Given records
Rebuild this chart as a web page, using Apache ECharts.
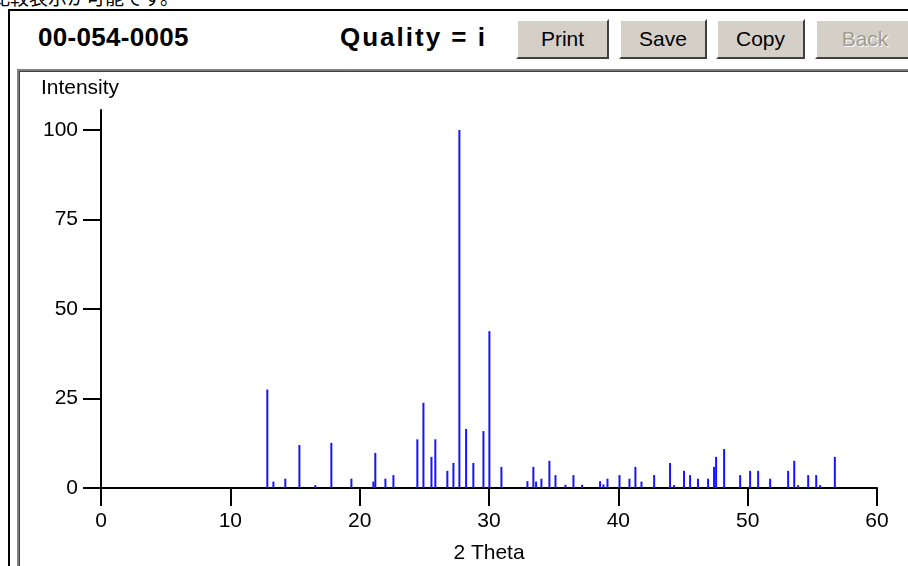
<!DOCTYPE html>
<html>
<head>
<meta charset="utf-8">
<title>00-054-0005</title>
<script src="https://cdn.jsdelivr.net/npm/echarts@6/dist/echarts.min.js"></script>
<style>
  html, body { margin: 0; padding: 0; background: #fff; width: 908px; height: 566px; overflow: hidden; }
  body { position: relative; font-family: 'Liberation Sans', Arial, sans-serif; }
  .note { position: absolute; left: -9px; top: -13px; font: 19px/20px 'Noto Sans CJK JP', sans-serif; white-space: nowrap; }
  .win { position: absolute; left: 8px; top: 9px; width: 960px; height: 620px; border-top: 2px solid #000; border-left: 2px solid #000; }
  .hdr { position: absolute; top: 24px; font: bold 26px/26px 'Liberation Sans', Arial, sans-serif; white-space: nowrap; }
  .btn { position: absolute; top: 19px; height: 40px; box-sizing: border-box; background: #d4d0c8;
         border-top: 2px solid #fff; border-left: 2px solid #fff; border-right: 2px solid #404040; border-bottom: 2px solid #404040;
         font-size: 21px; line-height: 35px; text-align: center; color: #000; }
  .btn.off { color: #a09c94; text-shadow: 1px 1px 0 #fff; }
  .panel { position: absolute; left: 17px; top: 69px; width: 960px; height: 620px;
           border-top: 2px solid #808080; border-left: 2px solid #808080; box-shadow: inset 1px 1px 0 #404040; }
  #chart { position: absolute; left: 0; top: 0; width: 908px; height: 566px; }
</style>
</head>
<body>
<div class="note">比較表示が可能です。</div>
<div class="win"></div>
<div class="hdr" style="left:38px;letter-spacing:0.3px">00-054-0005</div>
<div class="hdr" style="left:340px;letter-spacing:2px">Quality = i</div>
<div class="btn" style="left:516px;width:93px">Print</div>
<div class="btn" style="left:619px;width:88px">Save</div>
<div class="btn" style="left:716px;width:89px">Copy</div>
<div class="btn off" style="left:815px;width:100px">Back</div>
<div class="panel"></div>
<div id="chart"></div>
<script>
// peak positions (2 theta) and relative intensities
const twoTheta = [
  12.86, 13.33, 14.25, 15.34, 16.57, 17.81, 19.36, 21.06, 21.21, 21.99,
  22.61, 24.46, 24.93, 25.55, 25.85, 26.78, 27.25, 27.71, 28.23, 28.79,
  29.57, 30.03, 30.96, 32.97, 33.43, 33.64, 34.05, 34.67, 35.14, 35.91,
  36.53, 37.2, 38.59, 38.85, 39.16, 40.09, 40.86, 41.32, 41.79, 42.77,
  44.0, 44.31, 45.08, 45.55, 46.16, 46.94, 47.4, 47.56, 48.18, 49.42,
  50.19, 50.81, 51.74, 53.13, 53.6, 53.9, 54.68, 55.3, 55.6, 56.74
]
const intensity = [
  27.5, 1.8, 2.6, 12.0, 0.8, 12.6, 2.6, 1.8, 9.8, 2.6,
  3.6, 13.6, 23.8, 8.7, 13.6, 4.8, 7.0, 100, 16.5, 7.0,
  15.9, 43.8, 5.9, 1.9, 5.9, 1.8, 2.6, 7.6, 3.6, 0.9,
  3.6, 0.9, 1.9, 1.0, 2.6, 3.6, 2.6, 5.9, 1.8, 3.6,
  7.0, 0.8, 4.8, 3.6, 2.6, 2.6, 5.9, 8.7, 10.9, 3.6,
  4.8, 4.8, 2.6, 4.8, 7.6, 0.8, 3.6, 3.6, 0.8, 8.7
]
const xTicks = [0, 10, 20, 30, 40, 50, 60]
const yTicks = [0, 25, 50, 75, 100]

const stickData = twoTheta.map((t, i) => [t, intensity[i]])
const axisFont = "'Liberation Sans', Arial, sans-serif"

const chart = echarts.init(document.getElementById('chart'))
chart.setOption({
  animation: false,
  textStyle: { fontFamily: axisFont },
  grid: { left: 101, right: 31, top: 110, bottom: 78, outerBoundsMode: 'none' },
  xAxis: {
    type: 'value',
    min: xTicks[0],
    max: xTicks[xTicks.length - 1],
    interval: 10,
    name: '2 Theta',
    nameLocation: 'middle',
    nameGap: 65,
    nameTextStyle: { color: '#000', fontSize: 21, fontFamily: axisFont, verticalAlign: 'middle' },
    axisLine: { onZero: false, lineStyle: { color: '#000', width: 2 } },
    axisTick: { length: 18, lineStyle: { color: '#000', width: 2 } },
    axisLabel: { margin: 23, color: '#000', fontSize: 21, fontFamily: axisFont, verticalAlign: 'top' },
    splitLine: { show: false },
  },
  yAxis: {
    type: 'value',
    min: 0,
    max: 105.6, // axis line runs a little past 100
    name: 'Intensity',
    nameLocation: 'end',
    nameGap: 22,
    nameTextStyle: { color: '#000', fontSize: 21, fontFamily: axisFont, align: 'center', verticalAlign: 'middle', padding: [0, 42, 0, 0] },
    axisLine: { show: true, onZero: false, lineStyle: { color: '#000', width: 2 } },
    axisTick: { show: true, length: 18, customValues: yTicks, lineStyle: { color: '#000', width: 2 } },
    axisLabel: { customValues: yTicks, margin: 23, color: '#000', fontSize: 21, fontFamily: axisFont },
    splitLine: { show: false },
  },
  series: [
    {
      type: 'bar',
      data: stickData,
      barWidth: 2,
      itemStyle: { color: '#1414ff' },
      silent: true,
    },
  ],
})
</script>
</body>
</html>
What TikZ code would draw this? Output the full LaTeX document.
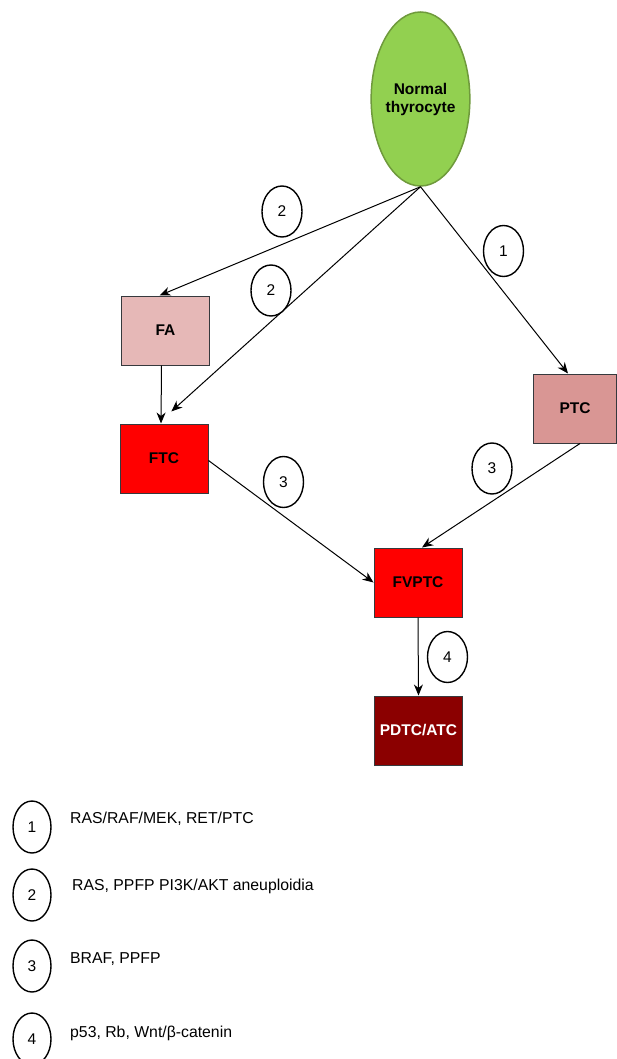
\documentclass[tikz,border=0pt]{standalone}
\usepackage{fontspec}
\setmainfont{Liberation Sans}
\usetikzlibrary{shapes.geometric,arrows.meta}
\definecolor{cellgreen}{HTML}{92D050}
\definecolor{cellgreenborder}{HTML}{6F9A3C}
\definecolor{faPink}{HTML}{E6B8B7}
\definecolor{ptcPink}{HTML}{D99694}
\definecolor{brightRed}{HTML}{FF0000}
\definecolor{darkRed}{HTML}{8B0000}
\definecolor{boxBorder}{HTML}{36393D}
\tikzset{
  stagebox/.style={draw=boxBorder, line width=1pt, minimum width=88pt, minimum height=69pt,
    inner sep=0pt, font=\fontsize{15.5}{18}\selectfont\bfseries},
  numcircle/.style={ellipse, draw=black, line width=1.4pt, fill=white, minimum width=40pt,
    minimum height=51pt, inner sep=0pt, font=\fontsize{15.5}{18}\selectfont},
  legcircle/.style={numcircle, minimum width=38pt, minimum height=52pt},
  legtext/.style={anchor=west, inner sep=0pt, font=\fontsize{15.8}{18}\selectfont},
  conn/.style={draw=black, line width=1pt, -{Stealth[length=11pt,width=9pt,inset=3.5pt]}}
}
\begin{document}
\begin{tikzpicture}[x=1pt,y=-1pt]
\useasboundingbox (0,0) rectangle (617,1059);
\begin{scope}
\clip (0,0) rectangle (617,1059);
% main nodes
\node[ellipse, draw=cellgreenborder, line width=1.5pt, fill=cellgreen, minimum width=93pt,
  minimum height=174pt, inner sep=0pt, align=center,
  font=\fontsize{15.5}{18}\selectfont\bfseries] (cell) at (420.5,99) {Normal\\thyrocyte};
\node[stagebox, fill=faPink] (FA) at (165.5,330.5) {FA};
\node[stagebox, fill=brightRed] (FTC) at (164,458.5) {FTC};
\node[stagebox, fill=ptcPink, minimum width=83pt] (PTC) at (575,408.5) {PTC};
\node[stagebox, fill=brightRed] (FVPTC) at (418,582.5) {FVPTC};
\node[stagebox, fill=darkRed, text=white] (PDTC) at (418.5,730.5) {PDTC/ATC};
% connectors
\draw[conn] (cell.south) -- ([xshift=-6pt]FA.north);
\draw[conn, shorten >=18pt] (cell.south) -- ([xshift=-6pt]FTC.north);
\draw[conn] (cell.south) -- ([xshift=-7pt]PTC.north);
\draw[conn] ([xshift=-4pt]FA.south) -- ([xshift=-3pt]FTC.north);
\draw[conn] ([yshift=-2pt]FTC.east) -- (FVPTC.west);
\draw[conn] ([xshift=5pt]PTC.south) -- ([xshift=4pt]FVPTC.north);
\draw[conn] (FVPTC.south) -- (PDTC.north);
% label circles
\node[numcircle] (l2a) at (282,211.5) {2};
\node[numcircle] (l2b) at (271,290.5) {2};
\node[numcircle] (l1) at (503.5,251) {1};
\node[numcircle] (l3a) at (283.5,482) {3};
\node[numcircle] (l3b) at (492,468.5) {3};
\node[numcircle] (l4) at (447.5,657) {4};
% legend
\node[legcircle] (g1) at (32,827) {1};
\node[legtext] (t1) at (70,819) {RAS/RAF/MEK, RET/PTC};
\node[legcircle] (g2) at (32,895) {2};
\node[legtext] (t2) at (72,886) {RAS, PPFP PI3K/AKT aneuploidia};
\node[legcircle] (g3) at (32,966) {3};
\node[legtext] (t3) at (70,959) {BRAF, PPFP};
\node[legcircle] (g4) at (32,1039) {4};
\node[legtext] (t4) at (70,1033) {p53, Rb, Wnt/β-catenin};
\end{scope}
\end{tikzpicture}
\end{document}
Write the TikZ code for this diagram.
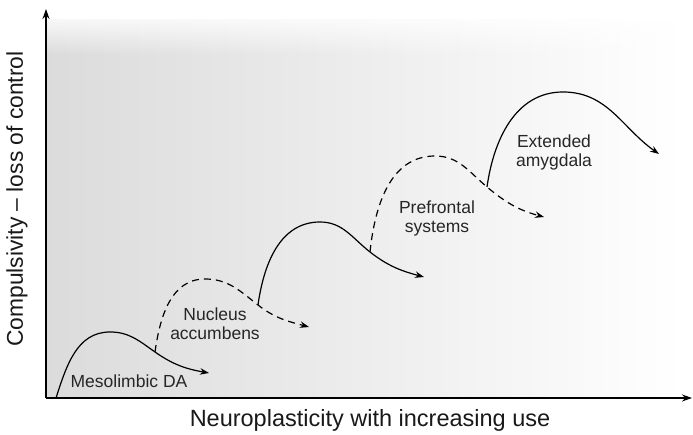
\documentclass[tikz,border=0pt]{standalone}
\usepackage{fontspec}
\setmainfont{Liberation Sans}
\usetikzlibrary{arrows.meta,fadings}
\begin{document}
\begin{tikzpicture}[x=1pt,y=1pt,
  curve/.style={line width=1.2pt,-{Stealth[length=9pt,width=6.5pt]}},
  dcurve/.style={curve,dash pattern=on 7pt off 5pt},
  axis/.style={line width=1.3pt,-{Stealth[length=10pt,width=7pt]}},
  lbl/.style={font=\fontsize{17.5}{20}\selectfont,align=center,inner sep=0pt,text=black!85},
  axlbl/.style={font=\fontsize{22.8}{26}\selectfont,inner sep=0pt,text=black!90}]
\useasboundingbox (0,0) rectangle (693,435);
\shade[left color=black!14,right color=white] (46,37) rectangle (682,415);
\fill[white,path fading=south,fill opacity=0.8] (46,380) rectangle (682,416);
% axes
\coordinate (O) at (46,37);
\coordinate (Ytop) at (46,426);
\coordinate (Xend) at (692,37);
\draw[axis] (O) -- (Ytop);
\draw[axis] (O) -- (Xend);
\node[axlbl,rotate=90] (ylab) at (17,236) {Compulsivity – loss of control};
\node[axlbl,font=\fontsize{23.5}{27}\selectfont] (xlab) at (370,15) {Neuroplasticity with increasing use};
% key points
\coordinate (s1) at (56,37);
\coordinate (p1) at (110,103);
\coordinate (j1) at (155,83);
\coordinate (e1) at (209,62);
\coordinate (p2) at (205,156);
\coordinate (j2) at (258,130);
\coordinate (e2) at (309,108);
\coordinate (p3) at (320,213);
\coordinate (j3) at (370,183);
\coordinate (e3) at (424,158);
\coordinate (p4) at (435,279);
\coordinate (j4) at (487,248);
\coordinate (e4) at (544,218);
\coordinate (p5) at (563,343);
\coordinate (e5) at (659,281);
% curves
\draw[curve] (s1) to[out=72,in=180] (p1) to[out=0,in=145] (j1) to[out=-35,in=170] (e1);
\draw[dcurve] (j1) to[out=82,in=180] (p2) to[out=0,in=142] (j2) to[out=-38,in=165] (e2);
\draw[curve] (j2) to[out=82,in=180] (p3) to[out=0,in=142] (j3) to[out=-38,in=165] (e3);
\draw[dcurve] (j3) to[out=84,in=180] (p4) to[out=0,in=140] (j4) to[out=-40,in=165] (e4);
\draw[curve] (j4) to[out=82,in=180] (p5) to[out=0,in=145] (e5);
% labels
\node[lbl] (l1) at (129,54) {Mesolimbic DA};
\node[lbl] (l2) at (215,111) {Nucleus\\[-1pt]accumbens};
\node[lbl] (l3) at (437,217) {Prefrontal\\[-1pt]systems};
\node[lbl] (l4) at (554,283) {Extended\\[-1pt]amygdala};
\end{tikzpicture}
\end{document}
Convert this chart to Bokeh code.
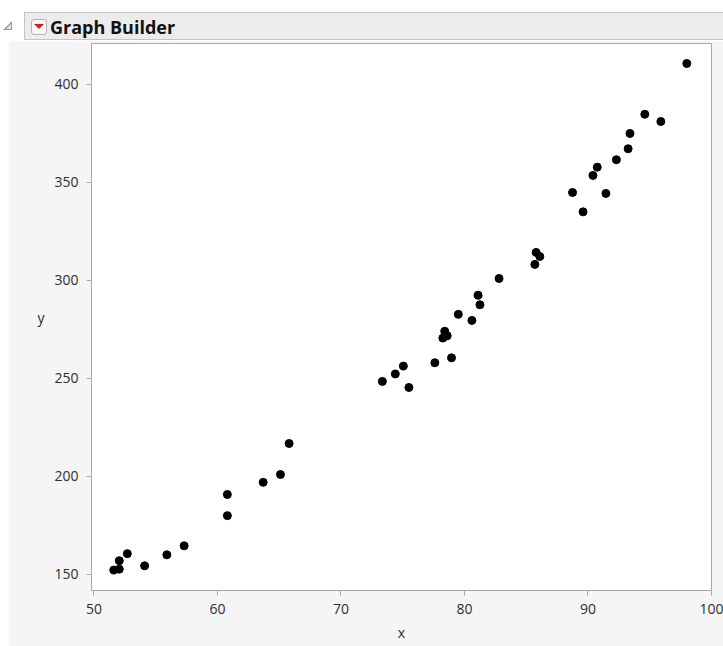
from bokeh.plotting import figure
from bokeh.models import FixedTicker, Range1d, ColumnDataSource, Div
from bokeh.layouts import column
from bokeh.embed import file_html
from bokeh.resources import INLINE

# Data
x_values = [51.6, 52.05, 52.05, 52.7, 54.1, 55.9, 57.3,
            60.8, 60.8, 63.7, 65.1, 65.8,
            73.35, 74.4, 75.05, 75.5, 77.6, 78.25, 78.6, 78.4, 78.95, 79.5,
            80.6, 81.1, 81.25, 82.8, 85.7, 85.8, 86.1,
            88.75, 89.6, 90.4, 90.75, 91.45, 92.3, 93.25, 93.4, 94.6, 95.9, 98.0]
y_values = [152.2, 152.7, 157.0, 160.6, 154.4, 160.0, 164.6,
            180.0, 190.8, 197.0, 201.0, 216.8,
            248.5, 252.3, 256.3, 245.4, 258.0, 270.6, 271.8, 274.1, 260.5, 282.7,
            279.6, 292.5, 287.6, 301.0, 308.2, 314.3, 312.2,
            344.9, 335.0, 353.6, 357.8, 344.4, 361.6, 367.2, 375.0, 384.8, 381.1, 410.7]
x_ticks = [50, 60, 70, 80, 90, 100]
y_ticks = [150, 200, 250, 300, 350, 400]
x_label = "x"
y_label = "y"
header_text = "Graph Builder"

FONT = "Open Sans"

header_html = f"""
<div style="position:relative;width:723px;height:40px;background:#ffffff;overflow:hidden;">
  <div style="position:absolute;left:3px;top:21px;width:0;height:0;border-left:9px solid transparent;border-bottom:9px solid #9a9a9a;"></div>
  <div style="position:absolute;left:6px;top:24px;width:0;height:0;border-left:5px solid transparent;border-bottom:5px solid #e4e4e4;"></div>
  <div style="position:absolute;left:24px;top:12px;width:700px;height:28px;background:#ececec;border:1px solid #c4c4c4;box-sizing:border-box;"></div>
  <div style="position:absolute;left:31px;top:19px;width:16px;height:16px;background:#f7f7f7;border:1px solid #b4b4b4;border-radius:3px;box-sizing:border-box;"></div>
  <div style="position:absolute;left:34px;top:24px;width:0;height:0;border-left:5px solid transparent;border-right:5px solid transparent;border-top:5px solid #d41f1f;"></div>
  <div style="position:absolute;left:50px;top:15px;height:24px;line-height:24px;font-family:'Open Sans';font-weight:bold;font-size:18px;color:#111111;white-space:nowrap;">{header_text}</div>
</div>
"""
header = Div(text=header_html, width=723, height=40, margin=(0, 0, 0, 0),
             styles={"padding": "0", "margin": "0"})

p = figure(width=715, height=606, output_backend="svg", toolbar_location=None,
           x_range=Range1d(49.8, 100.0), y_range=Range1d(141.8, 420.9),
           min_border_left=83, min_border_right=12, min_border_top=3, min_border_bottom=56,
           title=None, margin=(0, 0, 0, 8))

p.background_fill_color = "white"
p.border_fill_color = "#f5f5f5"
p.outline_line_color = "#a8a8a8"
p.outline_line_width = 1
p.grid.visible = False

for ax in (p.xaxis, p.yaxis):
    ax.axis_line_color = "#a8a8a8"
    ax.major_tick_line_color = "#a8a8a8"
    ax.major_tick_out = 5
    ax.major_tick_in = 0
    ax.minor_tick_line_color = None
    ax.major_label_text_font = FONT
    ax.major_label_text_font_size = "14px"
    ax.major_label_text_color = "#2e2e2e"
    ax.axis_label_text_font = FONT
    ax.axis_label_text_font_size = "14px"
    ax.axis_label_text_font_style = "normal"
    ax.axis_label_text_color = "#2e2e2e"

p.xaxis.ticker = FixedTicker(ticks=x_ticks)
p.yaxis.ticker = FixedTicker(ticks=y_ticks)
p.xaxis.axis_label = x_label
p.yaxis.axis_label = y_label
p.yaxis.axis_label_orientation = "horizontal"
p.xaxis.major_label_standoff = 8
p.yaxis.major_label_standoff = 8
p.xaxis.axis_label_standoff = 6
p.yaxis.axis_label_standoff = 7

src = ColumnDataSource(dict(x=x_values, y=y_values))
p.scatter("x", "y", source=src, size=8, marker="circle", fill_color="black", line_color="black")

layout = column(header, p, spacing=0, margin=(0, 0, 0, 0), styles={"background": "#ffffff"})

open("out.html", "w").write(file_html(layout, INLINE))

Given request
Omit all pictures and repeat exactly the lines from the one containing "Convert this chart to Bokeh code." through the one containing "from bokeh.resources import INLINE", ends included, with nothing added.

Answer to the task
Convert this chart to Bokeh code.
from bokeh.plotting import figure
from bokeh.models import FixedTicker, Range1d, ColumnDataSource, Div
from bokeh.layouts import column
from bokeh.embed import file_html
from bokeh.resources import INLINE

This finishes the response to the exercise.